Helping Philadelphia high school students communicate health research

Annenberg School doctoral students Thandi Lyew and Brittany Zulkiewicz worked with local teens through a Penn Graduate Community-Engaged Research Fellowship.

Last spring, during a research seminar taught by Annenberg School for Communication professor Andy Tan, doctoral students Brittany Zulkiewicz and Thandi Lyew collaborated with students at West Philadelphia High School to develop public health communication interventions about a topic that worried the teens: sleep, nutrition, and how those behaviors combine to affect mental health.

Thandi Lyew and Brittany Zulkiewicz.
Thandi Lyew (left) and Brittany Zulkiewicz are doctoral students in the Annenberg School for Communication. (Image: Courtesy of Annenberg School for Communication)

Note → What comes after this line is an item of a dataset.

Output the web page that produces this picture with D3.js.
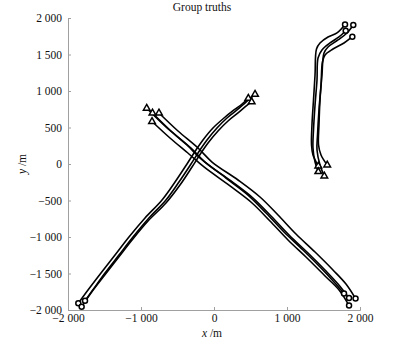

Using the Youth Participatory Action Research (YPAR) structure, in which young people are trained to become partners in research that will benefit them and their communities, Zulkiewicz and Lyew encouraged students to identify a public health issue that they’d like to address and then proceed to research the best way to address it.

The philosophy behind YPAR research is “for them, by them.” By including young people in designing helpful interventions, the hope is that the resulting solutions will be feasible and acceptable to their target audience.

YPAR research takes time, and the semester went by fast, so after the class ended Lyew and Zulkiewicz applied for a Penn Graduate Community-Engaged Research Summer Fellowship (PGCERM) from the Netter Center to continue their research with the students.

They were awarded the fellowship and soon began spending afternoons with the Penn Netter Center Summer Program interns—high schoolers from around the region.

After many meetings, the interns came up with an intervention they wanted to test: a community garden.

“The students developed a logic model of how a community garden could help those in their community eat healthier and identified creative ways to make healthy eating more feasible through cooking classes, ‘raw’ recipes that require minimal preparation, volunteer programs to reduce the cost of produce, and tailoring available produce and recipes to the community’s preferences,” says Zulkiewicz.

“Individuals in the community are the experts on themselves and each other,” says Lyew, “and so their insight on the content and design of the interventions was invaluable for helping to develop a solution that is for them and by them, rather than the usual top-down research development process.”